INVESTORS in Wellington Capital’s Premium Income Fund are unlikely to receive any of the $202 million owed to them by failed Gold Coast financier MFS, says Wellington managing director Jenny Hutson (pictured).
Hutson, whose investment firm bought MFS (now Octaviar) after it went under in 2008, is disappointed’ by reports yesterday that MFS overstated its FY07 pre-tax profit by $65 million.
Former MFS chief financial officer David Anderson has faced public examination this week in the NSW Supreme Court.
“Their (MFS) pre-tax profit in 2007 included things that weren’t really profit, but were future transactions that had not yet taken place – these uncertain transactions were then booked in the account early to make the company look better,” says Hutson.

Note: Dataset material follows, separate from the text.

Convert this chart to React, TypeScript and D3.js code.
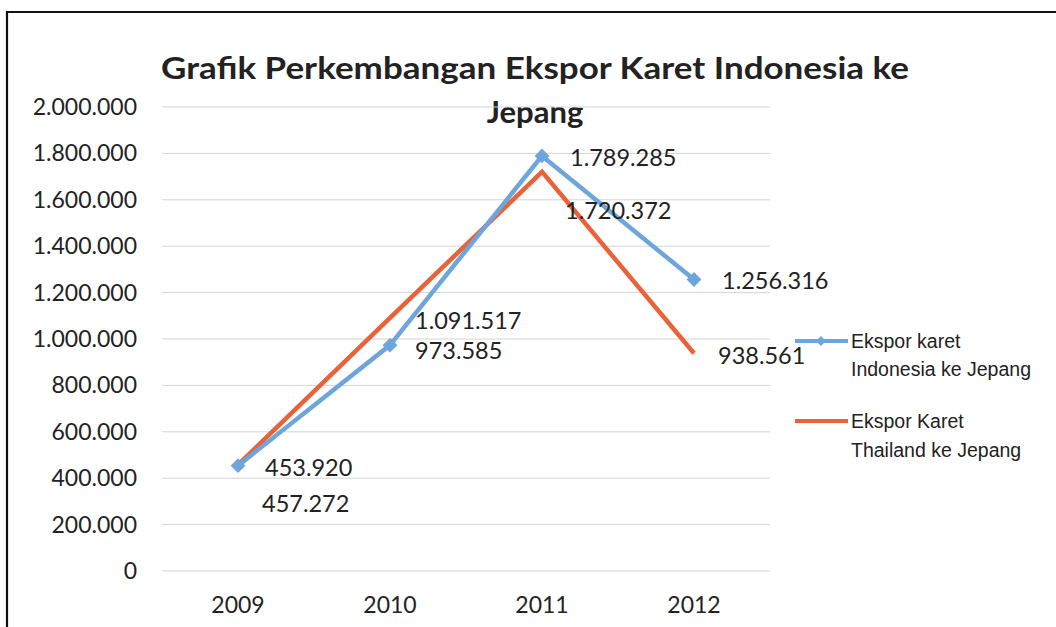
import React from "react";
import * as d3 from "d3";

const years = ["2009", "2010", "2011", "2012"];
const indonesia = [453920, 973585, 1789285, 1256316];
const thailand = [457272, 1091517, 1720372, 938561];
const yTicks = [0, 200000, 400000, 600000, 800000, 1000000, 1200000, 1400000, 1600000, 1800000, 2000000];
const titleLines = ["Grafik Perkembangan Ekspor Karet Indonesia ke", "Jepang"];
const legendIndonesia = ["Ekspor karet", "Indonesia ke Jepang"];
const legendThailand = ["Ekspor Karet", "Thailand ke Jepang"];

const W = 1056;
const H = 627;
const BLUE = "#6ea6dc";
const ORANGE = "#e8623a";
const FONT = "Lato, 'Open Sans', sans-serif";
const LEGEND_FONT = "'Liberation Sans', Arial, sans-serif";

const loc = d3.formatLocale({ decimal: ",", thousands: ".", grouping: [3], currency: ["", ""] });
const fmt = loc.format(",d");

export default function App() {
  const x = d3.scaleBand<string>().domain(years).range([162, 770]);
  const y = d3.scaleLinear().domain([0, 2000000]).range([571, 107]);
  const cx = (d: string) => (x(d) as number) + x.bandwidth() / 2;
  const line = d3
    .line<number>()
    .x((_, i) => cx(years[i]))
    .y((v) => y(v));
  const diamond = d3.symbol().type(d3.symbolSquare).size(110)();
  const legendDiamond = d3.symbol().type(d3.symbolSquare).size(50)();

  const blueLabelOffsets = [
    [27, 10],
    [25, 14],
    [28, 10],
    [28, 9],
  ];
  const orangeLabelOffsets = [
    [24, 47],
    [25, 11],
    [23, 47],
    [24, 11],
  ];

  return (
    <svg width={W} height={H} style={{ position: "absolute", left: 0, top: 0, background: "#fff" }}>
      <rect x={0} y={0} width={W} height={H} fill="#fff" />
      {/* chart frame */}
      <path d={`M7,${H} L7,12 L${W},12`} fill="none" stroke="#111" strokeWidth={2.2} />

      {/* title */}
      {titleLines.map((t, i) => (
        <text
          key={t}
          x={535}
          y={79 + i * 44}
          textAnchor="middle"
          fontFamily={FONT}
          fontWeight="bold"
          fontSize={31}
          fill="#222"
          {...(i === 0 ? { textLength: 748, lengthAdjust: "spacingAndGlyphs" } : {})}
        >
          {t}
        </text>
      ))}

      {/* gridlines */}
      {yTicks.map((t) => (
        <line key={t} x1={162} x2={770} y1={y(t)} y2={y(t)} stroke="#d4d4d4" strokeWidth={1} />
      ))}

      {/* y labels */}
      {yTicks.map((t) => (
        <text key={"l" + t} x={137} y={y(t) + 8} textAnchor="end" fontFamily={FONT} fontSize={23} fill="#222">
          {fmt(t)}
        </text>
      ))}

      {/* x labels */}
      {years.map((yr) => (
        <text key={yr} x={cx(yr)} y={613} textAnchor="middle" fontFamily={FONT} fontSize={23} fill="#222">
          {yr}
        </text>
      ))}

      {/* series */}
      <path d={line(thailand) as string} fill="none" stroke={ORANGE} strokeWidth={4.5} strokeLinejoin="miter" />
      <path d={line(indonesia) as string} fill="none" stroke={BLUE} strokeWidth={4.5} strokeLinejoin="round" />
      {indonesia.map((v, i) => (
        <path
          key={"m" + i}
          d={diamond as string}
          transform={`translate(${cx(years[i])},${y(v)}) rotate(45)`}
          fill={BLUE}
        />
      ))}

      {/* data labels */}
      {indonesia.map((v, i) => (
        <text
          key={"bl" + i}
          x={cx(years[i]) + blueLabelOffsets[i][0]}
          y={y(v) + blueLabelOffsets[i][1]}
          fontFamily={FONT}
          fontSize={23.5}
          fill="#222"
        >
          {fmt(v)}
        </text>
      ))}
      {thailand.map((v, i) => (
        <text
          key={"ol" + i}
          x={cx(years[i]) + orangeLabelOffsets[i][0]}
          y={y(v) + orangeLabelOffsets[i][1]}
          fontFamily={FONT}
          fontSize={23.5}
          fill="#222"
        >
          {fmt(v)}
        </text>
      ))}

      {/* legend */}
      <line x1={795} x2={848} y1={341} y2={341} stroke={BLUE} strokeWidth={4} />
      <path d={legendDiamond as string} transform="translate(821,341) rotate(45)" fill={BLUE} />
      {legendIndonesia.map((t, i) => (
        <text key={t} x={851} y={348 + i * 28} fontFamily={LEGEND_FONT} fontSize={19.5} fill="#222">
          {t}
        </text>
      ))}
      <line x1={795} x2={848} y1={421} y2={421} stroke={ORANGE} strokeWidth={4} />
      {legendThailand.map((t, i) => (
        <text key={t} x={851} y={428 + i * 29} fontFamily={LEGEND_FONT} fontSize={19.5} fill="#222">
          {t}
        </text>
      ))}
    </svg>
  );
}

“They did it because they wanted and needed it to raise more capital and needed the share price to be higher when they were doing that.
“Wellington took over one of the funds after that collapse in a bid to save it – now I’ve got 10,000 investors who were attracted by what they thought was the success of MFS and with these statements there’s $202 million that probably won’t be distributed to us.”
Octaviar was placed in liquidation by Bentleys Chartered Accountants.
Earlier this year Hutson teamed up with S8 founder and former chief executive of MFS Chris Scott, to lead the Gold Coast-based listed childcare company Early Learning Services (ELS), now trading as G8 education, following a $40 million merger with Payce Childcare.